**Work to be completed**
Look through the data below. Pick out the lines holding the string "with".

**Excerpted data**
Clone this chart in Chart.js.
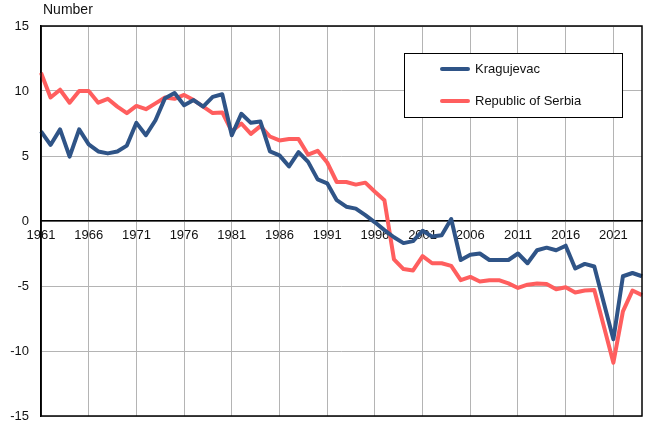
---
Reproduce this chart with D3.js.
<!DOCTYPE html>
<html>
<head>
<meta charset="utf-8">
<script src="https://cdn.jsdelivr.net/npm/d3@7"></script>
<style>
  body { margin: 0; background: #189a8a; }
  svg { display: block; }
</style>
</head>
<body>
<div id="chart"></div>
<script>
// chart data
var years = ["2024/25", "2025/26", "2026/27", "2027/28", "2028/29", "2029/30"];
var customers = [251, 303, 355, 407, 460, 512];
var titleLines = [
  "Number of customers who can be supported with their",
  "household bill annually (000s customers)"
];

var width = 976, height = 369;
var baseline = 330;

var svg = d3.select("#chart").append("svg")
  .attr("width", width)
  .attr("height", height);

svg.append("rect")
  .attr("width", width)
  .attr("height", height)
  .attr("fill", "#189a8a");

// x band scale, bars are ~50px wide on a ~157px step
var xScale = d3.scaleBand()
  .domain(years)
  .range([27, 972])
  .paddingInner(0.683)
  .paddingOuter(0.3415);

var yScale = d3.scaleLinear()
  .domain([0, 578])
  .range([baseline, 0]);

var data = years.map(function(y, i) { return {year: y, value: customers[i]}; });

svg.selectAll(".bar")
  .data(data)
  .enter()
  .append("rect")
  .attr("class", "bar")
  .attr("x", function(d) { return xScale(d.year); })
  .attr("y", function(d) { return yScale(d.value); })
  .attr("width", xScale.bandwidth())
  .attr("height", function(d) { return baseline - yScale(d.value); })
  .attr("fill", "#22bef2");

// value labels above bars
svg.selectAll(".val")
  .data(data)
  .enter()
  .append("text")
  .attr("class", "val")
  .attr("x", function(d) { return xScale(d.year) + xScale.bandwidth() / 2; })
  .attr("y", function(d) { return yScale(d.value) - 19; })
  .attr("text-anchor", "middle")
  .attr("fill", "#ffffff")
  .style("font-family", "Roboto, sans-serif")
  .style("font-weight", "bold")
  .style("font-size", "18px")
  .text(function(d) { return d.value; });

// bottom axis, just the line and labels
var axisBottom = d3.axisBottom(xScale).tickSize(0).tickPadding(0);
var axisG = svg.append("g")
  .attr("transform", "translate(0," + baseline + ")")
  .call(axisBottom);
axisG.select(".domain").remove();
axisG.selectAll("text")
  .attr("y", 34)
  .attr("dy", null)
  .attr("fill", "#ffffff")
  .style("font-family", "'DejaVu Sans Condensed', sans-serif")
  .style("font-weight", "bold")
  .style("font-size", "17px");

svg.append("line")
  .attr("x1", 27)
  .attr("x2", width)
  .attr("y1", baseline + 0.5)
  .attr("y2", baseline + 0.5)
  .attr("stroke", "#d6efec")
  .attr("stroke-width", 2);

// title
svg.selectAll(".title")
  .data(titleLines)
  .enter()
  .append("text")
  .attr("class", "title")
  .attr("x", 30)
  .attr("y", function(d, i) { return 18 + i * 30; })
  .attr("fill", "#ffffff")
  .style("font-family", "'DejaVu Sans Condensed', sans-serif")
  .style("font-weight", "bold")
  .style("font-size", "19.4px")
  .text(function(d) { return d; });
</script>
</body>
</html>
* * *
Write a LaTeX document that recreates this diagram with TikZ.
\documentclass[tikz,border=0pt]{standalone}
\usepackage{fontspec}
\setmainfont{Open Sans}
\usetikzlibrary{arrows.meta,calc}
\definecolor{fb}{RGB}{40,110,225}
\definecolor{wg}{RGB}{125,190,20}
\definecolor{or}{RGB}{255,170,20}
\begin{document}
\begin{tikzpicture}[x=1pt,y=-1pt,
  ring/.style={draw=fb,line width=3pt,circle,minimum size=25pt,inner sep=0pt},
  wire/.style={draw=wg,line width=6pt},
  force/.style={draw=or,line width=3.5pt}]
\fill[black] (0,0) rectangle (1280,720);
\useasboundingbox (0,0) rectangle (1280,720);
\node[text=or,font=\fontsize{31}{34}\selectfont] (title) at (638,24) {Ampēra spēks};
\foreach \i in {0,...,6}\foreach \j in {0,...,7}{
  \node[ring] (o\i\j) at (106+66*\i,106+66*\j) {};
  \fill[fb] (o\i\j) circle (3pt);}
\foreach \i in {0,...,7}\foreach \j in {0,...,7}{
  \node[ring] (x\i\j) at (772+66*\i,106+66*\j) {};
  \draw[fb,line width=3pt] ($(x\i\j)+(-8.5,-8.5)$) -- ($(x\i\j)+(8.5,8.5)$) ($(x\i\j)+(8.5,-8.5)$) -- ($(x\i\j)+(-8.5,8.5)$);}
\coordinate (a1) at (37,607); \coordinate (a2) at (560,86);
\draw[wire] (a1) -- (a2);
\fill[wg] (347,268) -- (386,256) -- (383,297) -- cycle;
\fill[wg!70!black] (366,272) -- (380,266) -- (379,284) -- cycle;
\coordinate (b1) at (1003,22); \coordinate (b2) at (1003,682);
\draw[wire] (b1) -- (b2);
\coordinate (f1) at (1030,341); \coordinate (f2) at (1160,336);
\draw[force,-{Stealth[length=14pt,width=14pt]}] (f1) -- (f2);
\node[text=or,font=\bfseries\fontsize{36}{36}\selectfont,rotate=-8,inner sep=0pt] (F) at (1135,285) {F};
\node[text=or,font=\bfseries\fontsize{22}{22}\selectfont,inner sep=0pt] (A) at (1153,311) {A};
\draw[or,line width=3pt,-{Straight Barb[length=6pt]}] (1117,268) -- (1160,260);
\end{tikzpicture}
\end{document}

**Correct result**
Reproduce this chart with D3.js.
  "Number of customers who can be supported with their",
Write a LaTeX document that recreates this diagram with TikZ.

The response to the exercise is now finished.